Sutton: While I didn’t necessarily make the film with a youth audience in mind, I do think the film connects to teenagers in a really unique way. The teens that have seen it so far definitely feel it is very real and a recognizable measure of their daily life. I think these guys aren’t used to watching movies that are really about them, and of them. They also don’t watch meditative, somewhat meandering art films. But in a way, like Elephant, they love what they see. I think it’s a cool film to them
I will also say – put a bunch of parents and kids in a room and put on this movie and you will definitely have a charged atmosphere. It might be quiet at first, but the movie is not trying to play games with devices or plots or morals or even an overt message. That’s why it’s effective. It kind of leaves parents dying inside a little, as if they’ve spent the last hour spying on their kids. And yet the kids don’t feel invaded or revealed. But it’s not like Thirteen. It’s more of a dream. It’s really something everyone can get something out of.
Filmmaker: Pavilion is very much built around the kids you follow – it’s tailored to their specific personalities and experiences. But I wonder how much you’re in there as well. Were there memories from your youth that you were trying to recapture or explore?

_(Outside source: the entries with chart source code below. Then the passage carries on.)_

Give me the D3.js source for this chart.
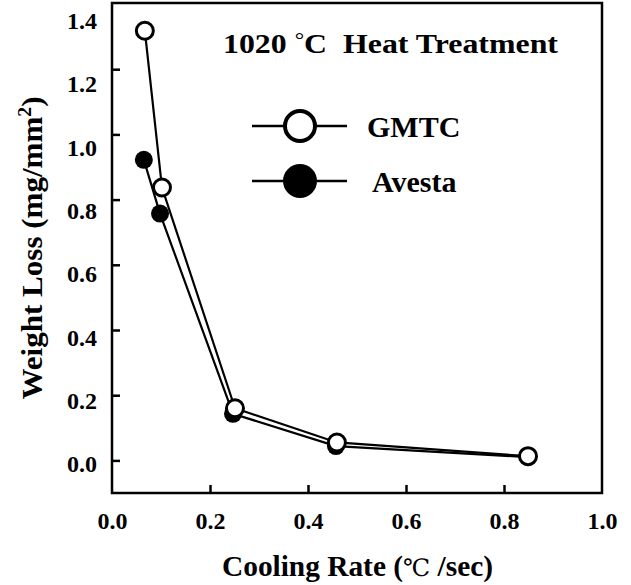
<!DOCTYPE html>
<html lang="en">
<head>
<meta charset="utf-8">
<title>Weight loss vs cooling rate</title>
<script src="https://cdn.jsdelivr.net/npm/d3@7"></script>
<style>
  body { margin: 0; background: #fff; }
  text { font-family: "Liberation Serif", "Times New Roman", serif; font-weight: bold; fill: #000; }
</style>
</head>
<body>
<script>
// data
var coolingGMTC = [0.067, 0.102, 0.251, 0.459, 0.849];
var lossGMTC    = [1.318, 0.837, 0.160, 0.055, 0.013];
var coolingAvesta = [0.065, 0.098, 0.247, 0.457, 0.849];
var lossAvesta    = [0.922, 0.757, 0.143, 0.044, 0.010];
var xTicks = [0.0, 0.2, 0.4, 0.6, 0.8, 1.0];
var yTicks = [0.0, 0.2, 0.4, 0.6, 0.8, 1.0, 1.2, 1.4];
var seriesNames = ["GMTC", "Avesta"];

var w = 631, h = 585;
var margin = {top: 4, right: 29, bottom: 92, left: 112};

var svg = d3.select("body").append("svg")
  .attr("width", w)
  .attr("height", h);

var x = d3.scaleLinear().domain([0, 1.0]).range([margin.left, w - margin.right]);
var y = d3.scaleLinear().domain([-0.1, 1.4]).range([h - margin.bottom, margin.top]);
// the y labels in the original sit on a slightly tighter spacing than the ticks
var yLab = d3.scaleLinear().domain([0, 1.4]).range([464, 21]);

//tick marks, pointing inward
var gx = svg.append("g")
  .attr("transform", "translate(0," + (h - margin.bottom) + ")")
  .call(d3.axisBottom(x).tickValues(xTicks.slice(1, -1)).tickSizeInner(-8).tickSizeOuter(0).tickFormat(""));
var gy = svg.append("g")
  .attr("transform", "translate(" + margin.left + ",0)")
  .call(d3.axisLeft(y).tickValues(yTicks.slice(0, -1)).tickSizeInner(-8).tickSizeOuter(0).tickFormat(""));

//tick labels
var gxl = svg.append("g")
  .attr("transform", "translate(0," + (h - margin.bottom) + ")")
  .call(d3.axisBottom(x).tickValues(xTicks).tickSize(0).tickPadding(19).tickFormat(d3.format(".1f")));
var gyl = svg.append("g")
  .attr("transform", "translate(" + margin.left + ",0)")
  .call(d3.axisLeft(yLab).tickValues(yTicks).tickSize(0).tickPadding(15).tickFormat(d3.format(".1f")));

[gx, gy, gxl, gyl].forEach(function(g) {
  g.select(".domain").remove();
  g.selectAll("line").attr("stroke", "#000").attr("stroke-width", 2.5);
  g.selectAll("text").style("font-size", "24px");
});

//frame
svg.append("rect")
  .attr("x", x(0))
  .attr("y", y(1.4) - 1)
  .attr("width", x(1) - x(0))
  .attr("height", y(-0.1) - y(1.4) + 1)
  .attr("fill", "none")
  .attr("stroke", "#000")
  .attr("stroke-width", 2.5);

var line = d3.line()
  .x(function(d) { return x(d[0]); })
  .y(function(d) { return y(d[1]); });

var gmtc = d3.zip(coolingGMTC, lossGMTC);
var avesta = d3.zip(coolingAvesta, lossAvesta);

svg.append("path").datum(gmtc).attr("d", line)
  .attr("fill", "none").attr("stroke", "#000").attr("stroke-width", 2.2);
svg.append("path").datum(avesta).attr("d", line)
  .attr("fill", "none").attr("stroke", "#000").attr("stroke-width", 2.2);

svg.selectAll("circle.av").data(avesta).enter().append("circle")
  .attr("class", "av")
  .attr("cx", function(d) { return x(d[0]); })
  .attr("cy", function(d) { return y(d[1]); })
  .attr("r", 9)
  .attr("fill", "#000");

svg.selectAll("circle.gm").data(gmtc).enter().append("circle")
  .attr("class", "gm")
  .attr("cx", function(d) { return x(d[0]); })
  .attr("cy", function(d) { return y(d[1]); })
  .attr("r", 8.5)
  .attr("fill", "#fff")
  .attr("stroke", "#000")
  .attr("stroke-width", 3);

//title inside plot
var tt = svg.append("text")
  .attr("x", 223).attr("y", 53)
  .attr("textLength", 335)
  .attr("lengthAdjust", "spacingAndGlyphs")
  .style("font-size", "27px")
  .style("white-space", "pre");
tt.append("tspan").text("1020 ");
tt.append("tspan").attr("dy", -6).style("font-weight", "normal").style("font-size", "20px").text("°");
tt.append("tspan").attr("dy", 6).text("C  Heat Treatment");

//legend
var legY = [126, 181];
seriesNames.forEach(function(name, i) {
  var g = svg.append("g");
  g.append("line")
    .attr("x1", 252).attr("x2", 347)
    .attr("y1", legY[i]).attr("y2", legY[i])
    .attr("stroke", "#000").attr("stroke-width", 2.5);
  if (i == 0) {
    g.append("circle").attr("cx", 300).attr("cy", legY[i]).attr("r", 15)
      .attr("fill", "#fff").attr("stroke", "#000").attr("stroke-width", 4);
  } else {
    g.append("circle").attr("cx", 300).attr("cy", legY[i]).attr("r", 17)
      .attr("fill", "#000");
  }
  g.append("text")
    .attr("x", i == 0 ? 367 : 372).attr("y", legY[i] + 11)
    .style("font-size", "30px")
    .text(name);
});

//axis titles
var xt = svg.append("text")
  .attr("x", 222).attr("y", 576)
  .attr("textLength", 271)
  .attr("lengthAdjust", "spacingAndGlyphs")
  .style("font-size", "29px")
  .style("white-space", "pre");
xt.append("tspan").text("Cooling Rate (");
xt.append("tspan").style("font-family", "'DejaVu Serif', serif").style("font-weight", "normal").style("font-size", "24px").text("℃");
xt.append("tspan").text(" /sec)");

var yt = svg.append("text")
  .attr("transform", "translate(42," + 248 + ") rotate(-90)")
  .attr("text-anchor", "middle")
  .attr("textLength", 303)
  .attr("lengthAdjust", "spacingAndGlyphs")
  .style("font-size", "30px");
yt.append("tspan").text("Weight Loss (mg/mm");
yt.append("tspan").attr("dy", -11).style("font-size", "19px").text("2");
yt.append("tspan").attr("dy", 11).text(")");
</script>
</body>
</html>
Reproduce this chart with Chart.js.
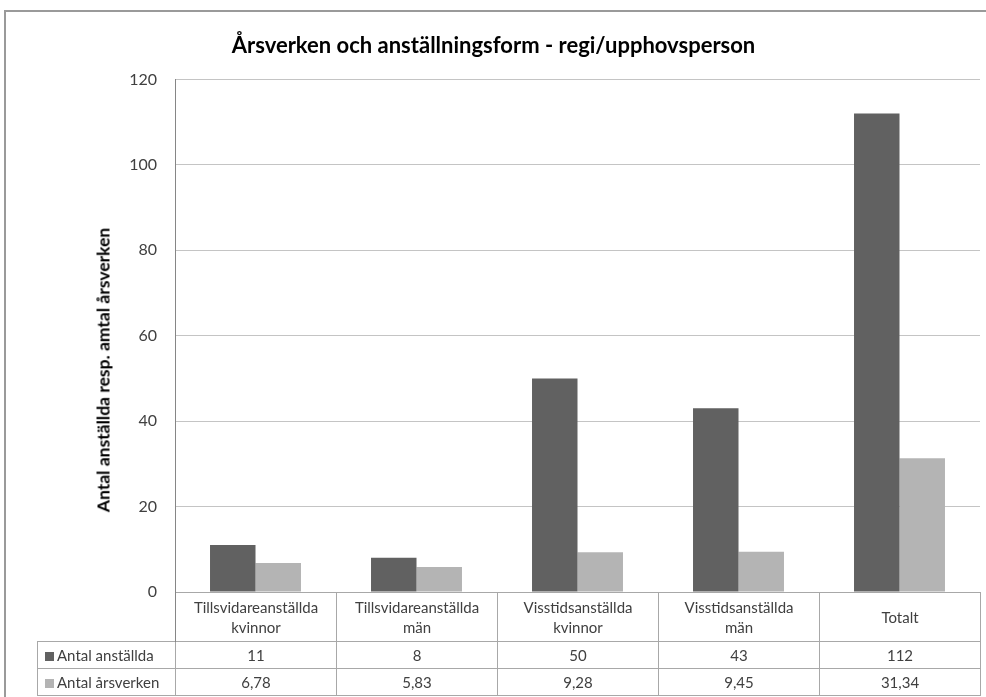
<!DOCTYPE html>
<html>
<head>
<meta charset="utf-8">
<script src="https://cdn.jsdelivr.net/npm/chart.js@4/dist/chart.umd.min.js"></script>
<style>
    body { margin: 0; background: #fff; font-family: Lato, Carlito, "Open Sans", sans-serif; }
    #wrap { position: relative; width: 986px; height: 697px; overflow: hidden; }
    #frame { position: absolute; left: 4px; top: 10px; width: 990px; height: 720px; border: 2px solid #9a9a9a; box-sizing: border-box; }
    #chart { position: absolute; left: 0; top: 0; }
    #yTitle { position: absolute; left: 103px; top: 370px; transform: translate(-50%, -50%) rotate(-90deg);
              white-space: nowrap; font-weight: bold; font-size: 17.5px; color: #000; }
    #dataTable { position: absolute; border-collapse: collapse; table-layout: fixed; color: #404040; font-size: 15px; }
    #dataTable td { border: 1px solid #a8a8a8; text-align: center; padding: 0; line-height: 20px; }
    #dataTable td.blank { border: none; border-right: 1px solid #868686; }
    #dataTable td.lab { text-align: left; padding-left: 7px; white-space: nowrap; }
    .mark { display: inline-block; width: 9px; height: 9px; margin-right: 3px; }
</style>
</head>
<body>
<div id="wrap">
    <div id="frame"></div>
    <canvas id="chart" width="986" height="697"></canvas>
    <div id="yTitle">Antal anställda resp. amtal årsverken</div>
    <table id="dataTable"></table>
</div>
<script>
// kategorier och serier
const categories = [
    ["Tillsvidareanställda", "kvinnor"],
    ["Tillsvidareanställda", "män"],
    ["Visstidsanställda", "kvinnor"],
    ["Visstidsanställda", "män"],
    ["Totalt"]
];
const seriesNames = ["Antal anställda", "Antal årsverken"];
const anstallda = [11, 8, 50, 43, 112];
const arsverken = [6.78, 5.83, 9.28, 9.45, 31.34];
const yMax = 120;
const yStep = 20;

const colors = ["#616161", "#b4b4b4"];
const textColor = "#404040";

const ctx = document.getElementById("chart").getContext("2d");
const chart = new Chart(ctx, {
    type: 'bar',
    data: {
        labels: categories.map(c => c.join(" ")),
        datasets: [
            { label: seriesNames[0], data: anstallda, backgroundColor: colors[0], borderWidth: 0 },
            { label: seriesNames[1], data: arsverken, backgroundColor: colors[1], borderWidth: 0 }
        ]
    },
    options: {
        responsive: false,
        animation: false,
        categoryPercentage: 0.565,
        barPercentage: 1,
        layout: { padding: { left: 7, right: 6, top: 10, bottom: 105 } },
        plugins: {
            legend: { display: false },
            tooltip: { enabled: false },
            title: {
                display: true,
                text: 'Årsverken och anställningsform - regi/upphovsperson',
                color: '#000',
                font: { family: 'Lato, Carlito, sans-serif', size: 22, weight: 'bold' },
                padding: { top: 23, bottom: 20 }
            }
        },
        scales: {
            x: {
                ticks: { display: false },
                grid: { display: false },
                border: { display: true, color: '#868686' },
                afterFit: s => { s.height = 0; }
            },
            y: {
                min: 0,
                max: yMax,
                ticks: {
                    stepSize: yStep,
                    padding: 18,
                    color: textColor,
                    font: { family: 'Lato, Carlito, sans-serif', size: 16 }
                },
                grid: { color: '#c4c4c4', drawTicks: false },
                border: { color: '#868686' },
                afterFit: s => { s.width = 168; }
            }
        }
    }
});

// datatabell under diagrammet
function fmt(v) {
    return String(v).replace(".", ",");
}

function renderTable() {
    const area = chart.chartArea;
    const table = document.getElementById("dataTable");
    const legendLeft = 37;
    const colW = (area.right - area.left) / categories.length;
    table.style.left = legendLeft + "px";
    table.style.top = Math.round(area.bottom) + "px";

    let html = "<colgroup><col style='width:" + (area.left - legendLeft) + "px'>";
    categories.forEach(() => { html += "<col style='width:" + colW + "px'>"; });
    html += "</colgroup>";

    html += "<tr style='height:49px'><td class='blank'></td>";
    categories.forEach(c => { html += "<td>" + c.join("<br>") + "</td>"; });
    html += "</tr>";

    [anstallda, arsverken].forEach((vals, i) => {
        html += "<tr style='height:27px'><td class='lab'><span class='mark' style='background:" + colors[i] + "'></span>" + seriesNames[i] + "</td>";
        vals.forEach(v => { html += "<td>" + fmt(v) + "</td>"; });
        html += "</tr>";
    });
    table.innerHTML = html;
}
renderTable();
</script>
</body>
</html>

Sutton: It’s a total mix. I will say that one of the best things I feel I did as a director was to NOT make the film autobiographical or overly nostalgic. I really let the kids be themselves; I trusted in them and made the movie about them rather than about me. That also translates to staging half the film out West – where I have no history, no familiarity – where it felt to us almost like a foreign culture on a lunar landscape. That helped us bring a fresh perspective to the youth culture there.
But the upstate New York section of the film is inseparable from my experience. I grew up dreaming on that lake. Those woods are like a secret space to me. I rode bikes all day. My old babysitter plays a role in the movie. So the essential plot is total fiction – the nuances completely born from each kid in the film – but the pure sense of awe in all of it, that’s all me.